One fork to pop up did actually implement native code extensions, ironically called Doomsday. It did become popular at one point, because it had graphical flair, a decent feature set, and modders could add whatever more they wanted. However, because of people regularly trying to use native code for their super-important feature, it constantly had stability and compatibility issues. And as other engines gained built-in support for similar features, the player base started getting annoyed that they had to use that specific unstable engine to play specific mods, instead of being able to use their engine of choice with the mod made in a more compatible manner.

Doomsday no longer holds the popularity it once did. These days, GZDoom is among the most popular forks (it's even used in some commercial games). And it is so without supporting native code extensions, instead focusing on adding built-in features that modders need while maintaining stability and compatibility. Windows, Linux, macOS, 32-bit, 64-bit, x86, ARM, it's all supported, and you can pick out any mod the engine supports without any worry if it'll work on your platform.

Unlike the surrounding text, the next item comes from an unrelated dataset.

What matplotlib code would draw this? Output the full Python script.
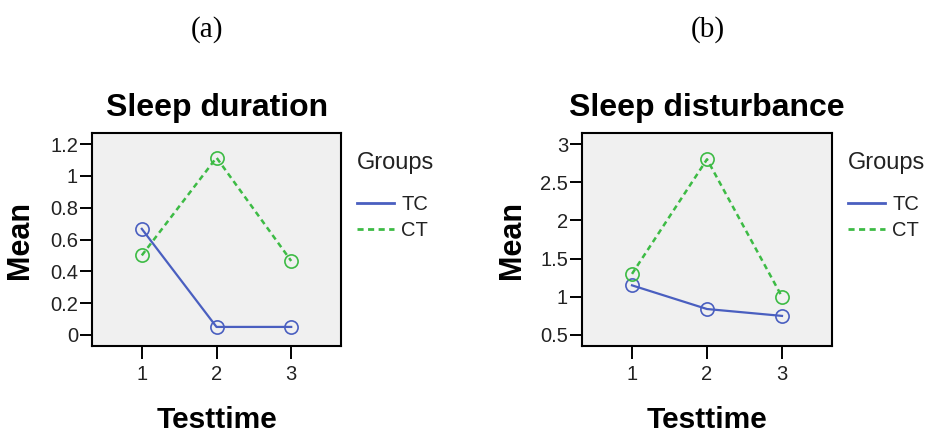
import matplotlib
matplotlib.use('Agg')
import matplotlib.pyplot as plt
from matplotlib.lines import Line2D

plt.rcParams['font.family'] = ['Liberation Sans', 'DejaVu Sans']

testtime = [1, 2, 3]
groups = ['TC', 'CT']

duration_tc = [0.667, 0.05, 0.05]
duration_ct = [0.5, 1.115, 0.465]

disturb_tc = [1.15, 0.84, 0.75]
disturb_ct = [1.30, 2.80, 1.00]

blue = '#4a5fc0'
green = '#3dbb45'
dash = (0, (2.2, 1.6))

W, H = 931, 434
fig = plt.figure(figsize=(W / 100, H / 100), dpi=100)


def px_axes(x0, x1, ytop, ybot):
    return fig.add_axes([x0 / W, 1 - ybot / H, (x1 - x0) / W, (ybot - ytop) / H])


def draw(ax, tc, ct, yticks, ylabels, ylim):
    ax.set_facecolor('#f0f0f0')
    ax.plot(testtime, tc, color=blue, lw=1.6, marker='o', ms=9.5,
            mfc='none', mec=blue, mew=1.2)
    ax.plot(testtime, ct, color=green, lw=1.8, ls=dash, marker='o',
            ms=9.5, mfc='none', mec=green, mew=1.2)
    ax.set_xlim(1 - 2 / 3, 3 + 2 / 3)
    ax.set_ylim(*ylim)
    ax.set_xticks(testtime)
    ax.set_xticklabels([str(t) for t in testtime])
    ax.set_yticks(yticks)
    ax.set_yticklabels(ylabels)
    for s in ax.spines.values():
        s.set_linewidth(1.5)
    ax.tick_params(axis='y', length=9, width=1.4, pad=1, labelsize=14.5, labelcolor='#222222')
    ax.tick_params(axis='x', length=9.5, width=1.4, pad=4, labelsize=14.5, labelcolor='#222222')
    # legend: plain line handles, no markers
    handles = [Line2D([], [], color=blue, lw=2.0),
               Line2D([], [], color=green, lw=2.0, ls=dash)]
    leg = ax.legend(handles, groups, title='Groups', frameon=False, loc='upper left',
                    bbox_to_anchor=(1.064, 0.911), fontsize=14.5, title_fontsize=17,
                    handlelength=1.84, handletextpad=0.35, labelspacing=0.37,
                    borderpad=0, borderaxespad=0, alignment='left')
    leg._legend_box.sep = 15
    leg.get_title().set_color('#222222')
    for t in leg.get_texts():
        t.set_color('#222222')


ax1 = px_axes(92, 341, 133, 346)
draw(ax1, duration_tc, duration_ct, [0, 0.2, 0.4, 0.6, 0.8, 1.0, 1.2],
     ['0', '0.2', '0.4', '0.6', '0.8', '1', '1.2'], (-0.07, 1.27))

ax2 = px_axes(582, 832, 133, 346)
draw(ax2, disturb_tc, disturb_ct, [0.5, 1.0, 1.5, 2.0, 2.5, 3.0],
     ['0.5', '1', '1.5', '2', '2.5', '3'], (0.356, 3.144))


# titles and axis labels placed in pixel positions
def ftext(x, y, s, **kw):
    fig.text(x / W, 1 - y / H, s, ha='center', va='center', **kw)


ftext(217, 108, 'Sleep duration', fontsize=23, fontweight='bold')
ftext(707, 108, 'Sleep disturbance', fontsize=23, fontweight='bold')
ftext(20, 240, 'Mean', fontsize=22, fontweight='bold', rotation=90)
ftext(512, 240, 'Mean', fontsize=22, fontweight='bold', rotation=90)
ftext(217, 420, 'Testtime', fontsize=21.5, fontweight='bold')
ftext(707, 420, 'Testtime', fontsize=21.5, fontweight='bold')
ftext(207.5, 30, '(a)', fontsize=21, family='Liberation Serif')
ftext(708, 30, '(b)', fontsize=21, family='Liberation Serif')

fig.savefig('out.png', dpi=100, facecolor='white')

Petethegoat wrote: 15 Jun 2018, 23:33 The problem is, if I have to direct people to an engine fork that I've made to add features for my mod, then they're downloading a random exe anyway.
If you're capable of coding in a desirable feature, why make a fork for just that feature instead of contributing the code to OpenMW itself? By contributing to OpenMW, you can also get discussions on how to not only better implement want you're trying to do, in some cases you may even find out you don't need new features at all and can instead use existing capabilities to do the same thing.